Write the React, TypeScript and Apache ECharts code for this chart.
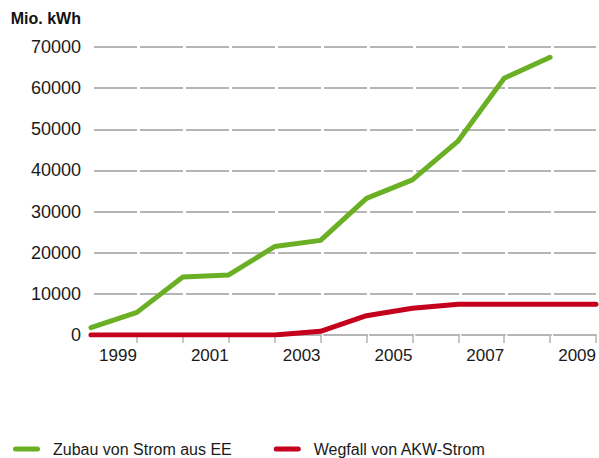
import React, { useEffect, useRef } from "react";
import * as echarts from "echarts";

const years = ["1998", "1999", "2000", "2001", "2002", "2003", "2004", "2005", "2006", "2007", "2008", "2009"];
const eeValues = [1800, 5500, 14100, 14600, 21500, 23000, 33200, 37700, 47200, 62400, 67500, null];
const akwValues = [0, 0, 0, 0, 0, 900, 4700, 6500, 7500, 7500, 7500, 7500];
const seriesNames = ["Zubau von Strom aus EE", "Wegfall von AKW-Strom"];
const unitLabel = "Mio. kWh";

const GREEN = "#6BAF24";
const RED = "#C5001C";
const GRID = "#b5b5b5";
const FONT = "'Liberation Sans', Arial, sans-serif";

export default function App() {
  const ref = useRef<HTMLDivElement>(null);
  useEffect(() => {
    document.body.style.margin = "0";
    const chart = echarts.init(ref.current!, null, { renderer: "svg" });
    const capsule = "path://M2.5,0 H24.5 A2.5,2.5 0 0 1 24.5,5 H2.5 A2.5,2.5 0 0 1 2.5,0 Z";
    chart.setOption({
      animation: false,
      textStyle: { fontFamily: FONT },
      grid: { left: 91, right: 2, top: 47, bottom: 123, containLabel: false },
      graphic: [
        {
          type: "text",
          x: 81,
          y: 18,
          style: {
            text: unitLabel,
            align: "right",
            verticalAlign: "middle",
            font: `bold 16px ${FONT}`,
            fill: "#111",
          },
        },
      ],
      legend: {
        left: 13,
        top: 441,
        itemWidth: 27,
        itemHeight: 5,
        itemGap: 42,
        padding: 0,
        textStyle: { fontSize: 16, color: "#1a1a1a", fontFamily: FONT, padding: [0, 0, 0, 8] },
        data: [
          { name: seriesNames[0], icon: capsule },
          { name: seriesNames[1], icon: capsule },
        ],
      },
      xAxis: {
        type: "category",
        data: years,
        boundaryGap: false,
        axisLine: { lineStyle: { color: GRID, width: 2, type: [43, 3], dashOffset: 43 } },
        axisTick: {
          length: 8,
          interval: (i: number) => i > 0,
          lineStyle: { color: GRID, width: 1.5 },
        },
        axisLabel: {
          interval: (i: number) => i % 2 === 1,
          align: "right",
          fontSize: 17,
          color: "#1a1a1a",
          margin: 12,
        },
        splitLine: { show: false },
      },
      yAxis: {
        type: "value",
        min: 0,
        max: 70000,
        interval: 10000,
        axisLine: { show: false },
        axisTick: { show: false },
        axisLabel: {
          fontSize: 18,
          color: "#1a1a1a",
          margin: 10,
          formatter: (v: number) => String(v),
        },
        splitLine: { lineStyle: { color: GRID, width: 2, type: [43, 3], dashOffset: 43 } },
      },
      series: [
        {
          name: seriesNames[0],
          type: "line",
          data: eeValues,
          symbol: "none",
          color: GREEN,
          lineStyle: { color: GREEN, width: 5, cap: "round", join: "round" },
        },
        {
          name: seriesNames[1],
          type: "line",
          data: akwValues,
          symbol: "none",
          color: RED,
          lineStyle: { color: RED, width: 5, cap: "round", join: "round" },
        },
      ],
    });
    return () => chart.dispose();
  }, []);
  return <div ref={ref} style={{ width: 599, height: 458 }} />;
}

■ WHAT TO DO
Make an exact reproduction of the listing above, without any pictures.

■ EXPECTED ANSWER
Write the React, TypeScript and Apache ECharts code for this chart.
import React, { useEffect, useRef } from "react";
import * as echarts from "echarts";

const years = ["1998", "1999", "2000", "2001", "2002", "2003", "2004", "2005", "2006", "2007", "2008", "2009"];
const eeValues = [1800, 5500, 14100, 14600, 21500, 23000, 33200, 37700, 47200, 62400, 67500, null];
const akwValues = [0, 0, 0, 0, 0, 900, 4700, 6500, 7500, 7500, 7500, 7500];
const seriesNames = ["Zubau von Strom aus EE", "Wegfall von AKW-Strom"];
const unitLabel = "Mio. kWh";

const GREEN = "#6BAF24";
const RED = "#C5001C";
const GRID = "#b5b5b5";
const FONT = "'Liberation Sans', Arial, sans-serif";

export default function App() {
  const ref = useRef<HTMLDivElement>(null);
  useEffect(() => {
    document.body.style.margin = "0";
    const chart = echarts.init(ref.current!, null, { renderer: "svg" });
    const capsule = "path://M2.5,0 H24.5 A2.5,2.5 0 0 1 24.5,5 H2.5 A2.5,2.5 0 0 1 2.5,0 Z";
    chart.setOption({
      animation: false,
      textStyle: { fontFamily: FONT },
      grid: { left: 91, right: 2, top: 47, bottom: 123, containLabel: false },
      graphic: [
        {
          type: "text",
          x: 81,
          y: 18,
          style: {
            text: unitLabel,
            align: "right",
            verticalAlign: "middle",
            font: `bold 16px ${FONT}`,
            fill: "#111",
          },
        },
      ],
      legend: {
        left: 13,
        top: 441,
        itemWidth: 27,
        itemHeight: 5,
        itemGap: 42,
        padding: 0,
        textStyle: { fontSize: 16, color: "#1a1a1a", fontFamily: FONT, padding: [0, 0, 0, 8] },
        data: [
          { name: seriesNames[0], icon: capsule },
          { name: seriesNames[1], icon: capsule },
        ],
      },
      xAxis: {
        type: "category",
        data: years,
        boundaryGap: false,
        axisLine: { lineStyle: { color: GRID, width: 2, type: [43, 3], dashOffset: 43 } },
        axisTick: {
          length: 8,
          interval: (i: number) => i > 0,
          lineStyle: { color: GRID, width: 1.5 },
        },
        axisLabel: {
          interval: (i: number) => i % 2 === 1,
          align: "right",
          fontSize: 17,
          color: "#1a1a1a",
          margin: 12,
        },
        splitLine: { show: false },
      },
      yAxis: {
        type: "value",
        min: 0,
        max: 70000,
        interval: 10000,
        axisLine: { show: false },
        axisTick: { show: false },
        axisLabel: {
          fontSize: 18,
          color: "#1a1a1a",
          margin: 10,
          formatter: (v: number) => String(v),
        },
        splitLine: { lineStyle: { color: GRID, width: 2, type: [43, 3], dashOffset: 43 } },
      },
      series: [
        {
          name: seriesNames[0],
          type: "line",
          data: eeValues,
          symbol: "none",
          color: GREEN,
          lineStyle: { color: GREEN, width: 5, cap: "round", join: "round" },
        },
        {
          name: seriesNames[1],
          type: "line",
          data: akwValues,
          symbol: "none",
          color: RED,
          lineStyle: { color: RED, width: 5, cap: "round", join: "round" },
        },
      ],
    });
    return () => chart.dispose();
  }, []);
  return <div ref={ref} style={{ width: 599, height: 458 }} />;
}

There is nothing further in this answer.